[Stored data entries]
-*-*-
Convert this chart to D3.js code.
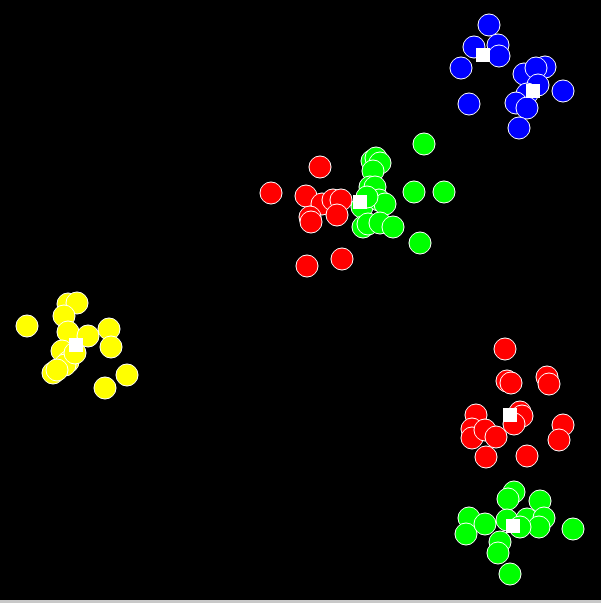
<!DOCTYPE html>
<html><head><meta charset="utf-8">
<script src="https://cdn.jsdelivr.net/npm/d3@7"></script>
<style>
html,body{margin:0;padding:0;background:#c8c8c8;overflow:hidden;}
svg{display:block;}
</style></head>
<body>
<script>
// cluster labels and colours
const clusters = ["A","B","C","D","E","F"];
const clusterColors = ["#0000ff","#ff0000","#00ff00","#ffff00","#ff0000","#00ff00"];

// points per cluster (x, y in data units)
const blueX = [489,474,498,499,461,469,524,545,536,538,527,516,527,563,519];
const blueY = [25,47,45,56,68,104,74,67,68,85,94,103,108,91,128];
const redMidX = [320,271,306,322,333,341,310,311,337,307,342];
const redMidY = [167,193,196,204,200,200,217,222,215,266,259];
const greenMidX = [424,372,376,380,373,370,375,362,379,385,363,368,380,393,414,444,420,367];
const greenMidY = [144,161,158,163,171,187,187,207,200,204,227,224,223,227,192,192,243,197];
const yellowX = [27,68,77,64,68,88,109,111,62,68,65,53,57,127,105,75];
const yellowY = [326,304,303,316,332,336,329,347,351,362,365,373,370,375,388,353];
const redLowX = [505,507,511,547,549,520,522,514,476,472,472,485,496,563,559,486,527];
const redLowY = [349,381,383,377,384,412,416,424,415,429,438,430,437,425,440,457,456];
const greenLowX = [514,508,540,469,466,485,507,527,544,539,520,500,498,510,573];
const greenLowY = [492,499,501,518,534,524,520,519,518,527,527,542,553,574,529];

// centroids
const centroidX = [483,533,360,76,510,513];
const centroidY = [55,91,202,345,415,526];

const W = 601, H = 600;
const x = d3.scaleLinear().domain([0, 601]).range([0, W]);
const y = d3.scaleLinear().domain([0, 600]).range([0, H]);

const svg = d3.select("body").append("svg").attr("width", W).attr("height", H);
svg.append("rect").attr("width", W).attr("height", H).attr("fill", "#000");

const groups = [
  {xs: blueX, ys: blueY, c: clusterColors[0]},
  {xs: redMidX, ys: redMidY, c: clusterColors[1]},
  {xs: greenMidX, ys: greenMidY, c: clusterColors[2]},
  {xs: yellowX, ys: yellowY, c: clusterColors[3]},
  {xs: redLowX, ys: redLowY, c: clusterColors[4]},
  {xs: greenLowX, ys: greenLowY, c: clusterColors[5]}
];
groups.forEach(g => {
  const pts = g.xs.map((v, i) => ({x: v, y: g.ys[i]}));
  svg.append("g").selectAll("circle").data(pts).join("circle")
    .attr("cx", d => x(d.x)).attr("cy", d => y(d.y)).attr("r", 11)
    .attr("fill", g.c).attr("stroke", "#fff").attr("stroke-width", 1);
});

const cents = centroidX.map((v, i) => ({x: v, y: centroidY[i]}));
svg.append("g").selectAll("rect").data(cents).join("rect")
  .attr("x", d => x(d.x) - 7).attr("y", d => y(d.y) - 7)
  .attr("width", 14).attr("height", 14).attr("fill", "#fff");
</script>
</body></html>
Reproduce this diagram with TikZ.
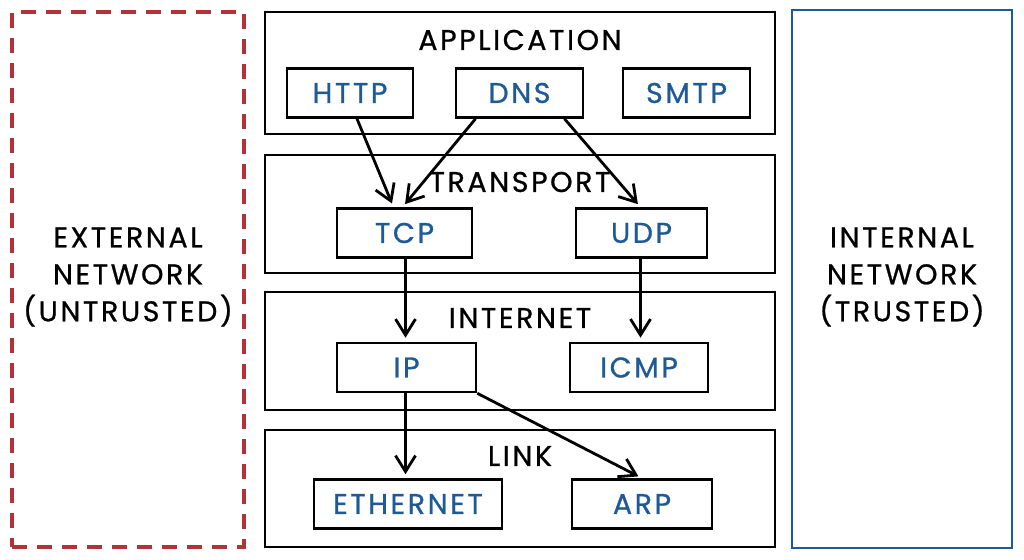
-*-*-
**PROMPT**
Look back over the material above and state how many lines hold the word "this". Write the number and nothing else.

**WRITTEN SOLUTION**
2